WORK INSTRUCTIONS. Pictures must not be retyped. Return exactly the lines from the one with "Generate a web" through the one with "const seriesNames = ['RNA-seq', 'qRT-PCR'];", both included, and no others.

DATA PROVIDED.
# # # # # # #

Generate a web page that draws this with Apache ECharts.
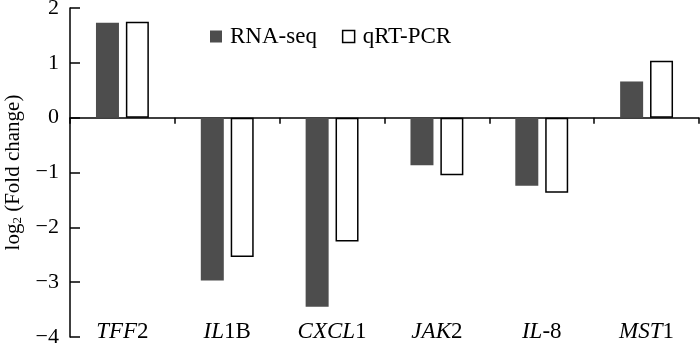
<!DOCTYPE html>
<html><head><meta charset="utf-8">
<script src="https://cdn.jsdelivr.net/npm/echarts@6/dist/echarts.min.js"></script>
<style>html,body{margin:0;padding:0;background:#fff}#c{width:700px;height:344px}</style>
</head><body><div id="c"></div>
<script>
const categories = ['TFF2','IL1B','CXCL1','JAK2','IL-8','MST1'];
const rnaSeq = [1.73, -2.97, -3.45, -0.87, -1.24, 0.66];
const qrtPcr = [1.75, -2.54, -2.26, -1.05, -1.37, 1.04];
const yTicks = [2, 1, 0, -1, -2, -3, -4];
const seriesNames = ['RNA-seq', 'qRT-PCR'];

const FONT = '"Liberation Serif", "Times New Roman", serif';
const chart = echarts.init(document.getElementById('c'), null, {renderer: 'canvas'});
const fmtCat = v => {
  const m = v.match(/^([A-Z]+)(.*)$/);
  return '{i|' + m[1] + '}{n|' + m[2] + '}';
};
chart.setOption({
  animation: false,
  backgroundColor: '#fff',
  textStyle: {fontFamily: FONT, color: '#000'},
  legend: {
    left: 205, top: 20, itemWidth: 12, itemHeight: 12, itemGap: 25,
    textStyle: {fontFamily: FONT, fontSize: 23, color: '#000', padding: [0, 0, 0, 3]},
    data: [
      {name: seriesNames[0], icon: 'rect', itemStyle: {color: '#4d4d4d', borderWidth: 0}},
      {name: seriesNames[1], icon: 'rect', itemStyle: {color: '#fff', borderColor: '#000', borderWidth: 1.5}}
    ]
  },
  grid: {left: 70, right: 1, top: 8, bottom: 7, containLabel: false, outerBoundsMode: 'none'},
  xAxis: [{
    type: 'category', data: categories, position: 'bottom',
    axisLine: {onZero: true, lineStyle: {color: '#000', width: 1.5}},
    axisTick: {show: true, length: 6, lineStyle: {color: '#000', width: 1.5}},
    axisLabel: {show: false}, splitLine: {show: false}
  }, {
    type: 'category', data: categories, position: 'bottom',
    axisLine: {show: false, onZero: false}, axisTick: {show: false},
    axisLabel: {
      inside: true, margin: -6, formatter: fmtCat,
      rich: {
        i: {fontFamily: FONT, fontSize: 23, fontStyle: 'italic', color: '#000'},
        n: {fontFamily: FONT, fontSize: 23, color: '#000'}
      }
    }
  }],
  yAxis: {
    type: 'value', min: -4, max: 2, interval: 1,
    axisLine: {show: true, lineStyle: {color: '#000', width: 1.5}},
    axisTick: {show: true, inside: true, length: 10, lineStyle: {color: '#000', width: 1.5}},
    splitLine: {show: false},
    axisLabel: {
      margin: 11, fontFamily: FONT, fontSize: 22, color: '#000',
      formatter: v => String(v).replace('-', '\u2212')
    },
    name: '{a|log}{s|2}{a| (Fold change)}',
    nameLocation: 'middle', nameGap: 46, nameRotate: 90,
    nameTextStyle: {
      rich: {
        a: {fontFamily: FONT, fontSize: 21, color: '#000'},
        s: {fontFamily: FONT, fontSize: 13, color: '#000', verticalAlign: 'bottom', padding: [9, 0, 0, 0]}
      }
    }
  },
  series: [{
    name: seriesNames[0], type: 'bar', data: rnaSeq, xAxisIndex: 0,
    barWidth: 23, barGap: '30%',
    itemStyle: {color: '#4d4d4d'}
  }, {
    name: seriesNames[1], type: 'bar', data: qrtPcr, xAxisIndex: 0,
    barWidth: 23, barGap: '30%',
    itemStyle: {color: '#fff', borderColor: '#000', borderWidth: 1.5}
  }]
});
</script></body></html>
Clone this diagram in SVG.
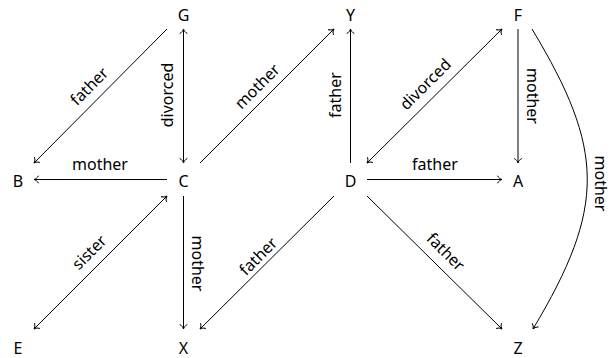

# # # # # # #

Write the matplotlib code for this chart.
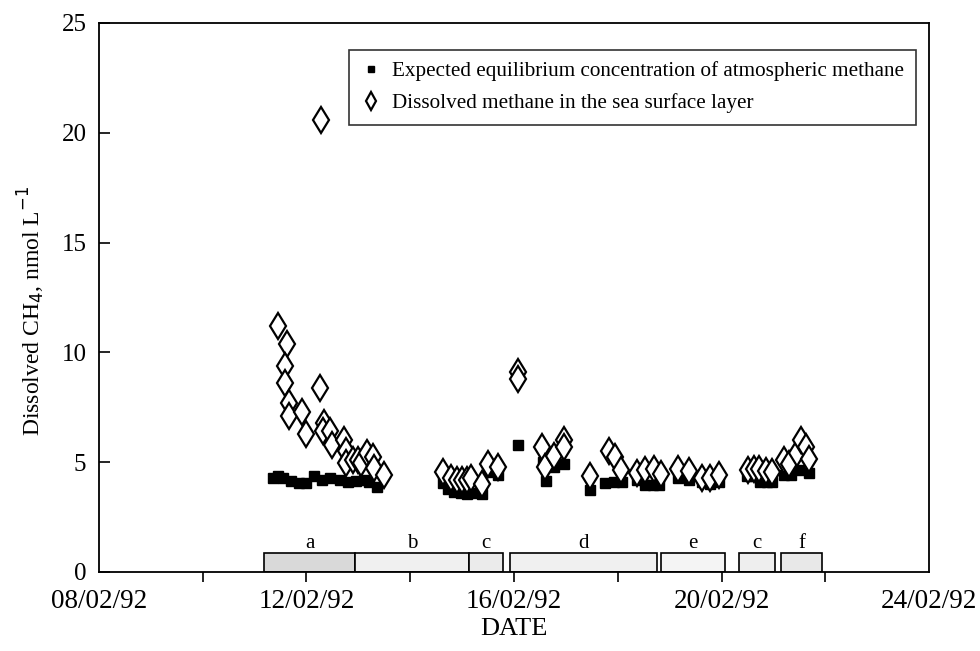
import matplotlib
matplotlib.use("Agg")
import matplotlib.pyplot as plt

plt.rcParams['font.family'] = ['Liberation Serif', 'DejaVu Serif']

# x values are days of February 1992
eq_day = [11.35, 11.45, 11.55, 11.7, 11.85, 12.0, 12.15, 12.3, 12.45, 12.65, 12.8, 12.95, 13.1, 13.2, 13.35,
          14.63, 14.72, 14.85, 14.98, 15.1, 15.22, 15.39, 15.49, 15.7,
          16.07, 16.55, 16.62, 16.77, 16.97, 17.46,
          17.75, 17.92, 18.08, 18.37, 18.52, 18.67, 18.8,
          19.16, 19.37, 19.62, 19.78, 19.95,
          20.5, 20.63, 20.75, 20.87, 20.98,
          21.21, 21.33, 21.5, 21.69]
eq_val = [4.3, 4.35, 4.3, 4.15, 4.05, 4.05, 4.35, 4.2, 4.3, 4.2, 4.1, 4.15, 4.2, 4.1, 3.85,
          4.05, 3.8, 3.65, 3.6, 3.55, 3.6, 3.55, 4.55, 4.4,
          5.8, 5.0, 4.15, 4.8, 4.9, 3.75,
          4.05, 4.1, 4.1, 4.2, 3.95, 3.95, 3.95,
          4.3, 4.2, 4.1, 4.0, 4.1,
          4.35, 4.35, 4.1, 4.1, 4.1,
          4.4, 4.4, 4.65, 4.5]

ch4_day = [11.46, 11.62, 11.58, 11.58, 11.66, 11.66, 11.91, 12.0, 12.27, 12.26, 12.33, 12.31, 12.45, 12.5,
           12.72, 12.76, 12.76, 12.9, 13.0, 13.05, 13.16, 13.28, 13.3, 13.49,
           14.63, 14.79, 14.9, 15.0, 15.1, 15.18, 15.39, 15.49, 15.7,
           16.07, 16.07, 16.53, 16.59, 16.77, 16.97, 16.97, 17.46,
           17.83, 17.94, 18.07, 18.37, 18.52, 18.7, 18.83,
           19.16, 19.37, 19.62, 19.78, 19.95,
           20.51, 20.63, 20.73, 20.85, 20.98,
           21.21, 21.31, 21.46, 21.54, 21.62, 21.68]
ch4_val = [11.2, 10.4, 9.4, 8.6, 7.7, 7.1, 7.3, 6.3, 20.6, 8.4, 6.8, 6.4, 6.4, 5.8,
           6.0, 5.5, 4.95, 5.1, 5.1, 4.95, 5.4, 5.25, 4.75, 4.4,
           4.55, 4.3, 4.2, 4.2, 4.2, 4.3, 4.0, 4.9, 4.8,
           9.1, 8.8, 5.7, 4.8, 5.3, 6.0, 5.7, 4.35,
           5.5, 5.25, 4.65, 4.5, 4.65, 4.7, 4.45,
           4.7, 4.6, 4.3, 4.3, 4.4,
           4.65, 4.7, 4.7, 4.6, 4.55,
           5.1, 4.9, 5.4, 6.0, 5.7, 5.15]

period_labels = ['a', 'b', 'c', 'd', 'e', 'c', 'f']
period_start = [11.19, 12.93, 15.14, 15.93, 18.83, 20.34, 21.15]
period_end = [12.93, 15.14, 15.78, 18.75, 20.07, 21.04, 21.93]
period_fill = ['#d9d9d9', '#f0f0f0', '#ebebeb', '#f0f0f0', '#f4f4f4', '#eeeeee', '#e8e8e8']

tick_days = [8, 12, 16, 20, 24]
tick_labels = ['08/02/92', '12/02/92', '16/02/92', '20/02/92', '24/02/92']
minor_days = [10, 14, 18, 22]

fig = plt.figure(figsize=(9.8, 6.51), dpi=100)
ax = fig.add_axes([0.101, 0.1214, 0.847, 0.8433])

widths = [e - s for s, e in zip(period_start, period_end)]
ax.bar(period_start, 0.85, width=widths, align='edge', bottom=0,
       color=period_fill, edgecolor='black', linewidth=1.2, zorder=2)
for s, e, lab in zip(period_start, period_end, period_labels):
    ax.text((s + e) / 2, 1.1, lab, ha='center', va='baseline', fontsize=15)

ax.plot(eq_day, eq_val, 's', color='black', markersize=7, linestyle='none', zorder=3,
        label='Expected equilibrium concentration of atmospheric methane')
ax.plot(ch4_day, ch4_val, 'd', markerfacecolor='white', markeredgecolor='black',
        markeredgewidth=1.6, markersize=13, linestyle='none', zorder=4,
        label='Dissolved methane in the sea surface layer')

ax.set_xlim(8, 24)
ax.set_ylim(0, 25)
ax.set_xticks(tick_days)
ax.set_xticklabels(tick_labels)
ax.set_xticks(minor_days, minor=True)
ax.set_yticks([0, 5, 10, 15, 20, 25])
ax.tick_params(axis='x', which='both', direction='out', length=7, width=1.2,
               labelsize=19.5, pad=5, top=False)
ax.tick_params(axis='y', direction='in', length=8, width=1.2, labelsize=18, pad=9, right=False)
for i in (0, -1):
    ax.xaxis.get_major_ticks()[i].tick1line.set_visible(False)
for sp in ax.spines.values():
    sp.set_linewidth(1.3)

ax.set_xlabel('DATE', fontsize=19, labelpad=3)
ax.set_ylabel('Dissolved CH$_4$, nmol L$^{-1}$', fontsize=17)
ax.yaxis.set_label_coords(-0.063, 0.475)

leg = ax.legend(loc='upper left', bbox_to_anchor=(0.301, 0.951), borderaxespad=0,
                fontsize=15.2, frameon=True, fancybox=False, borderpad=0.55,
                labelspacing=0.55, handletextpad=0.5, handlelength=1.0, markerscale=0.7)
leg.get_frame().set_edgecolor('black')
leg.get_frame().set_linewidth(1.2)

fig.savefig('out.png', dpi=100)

# # # # # # #

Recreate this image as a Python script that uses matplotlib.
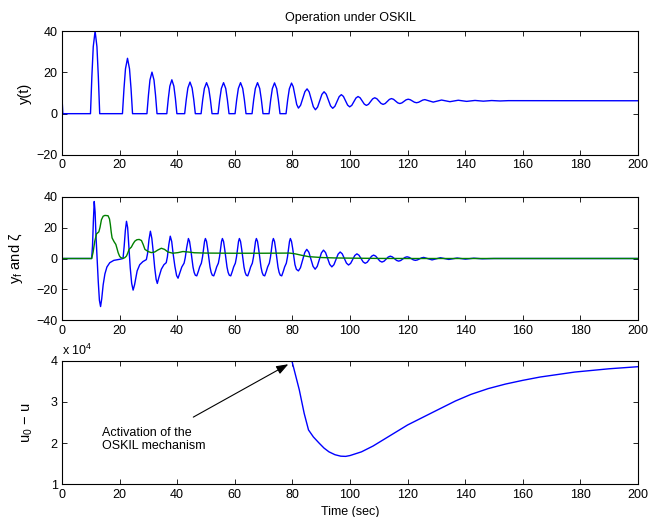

# # # # # # #

ANSWER TO THE TASK.
Generate a web page that draws this with Apache ECharts.
<!DOCTYPE html>
<html><head><meta charset="utf-8">
<script src="https://cdn.jsdelivr.net/npm/echarts@6/dist/echarts.min.js"></script>
<style>html,body{margin:0;padding:0;background:#fff}#c{width:700px;height:344px}</style>
</head><body><div id="c"></div>
<script>
const categories = ['TFF2','IL1B','CXCL1','JAK2','IL-8','MST1'];
const rnaSeq = [1.73, -2.97, -3.45, -0.87, -1.24, 0.66];
const qrtPcr = [1.75, -2.54, -2.26, -1.05, -1.37, 1.04];
const yTicks = [2, 1, 0, -1, -2, -3, -4];
const seriesNames = ['RNA-seq', 'qRT-PCR'];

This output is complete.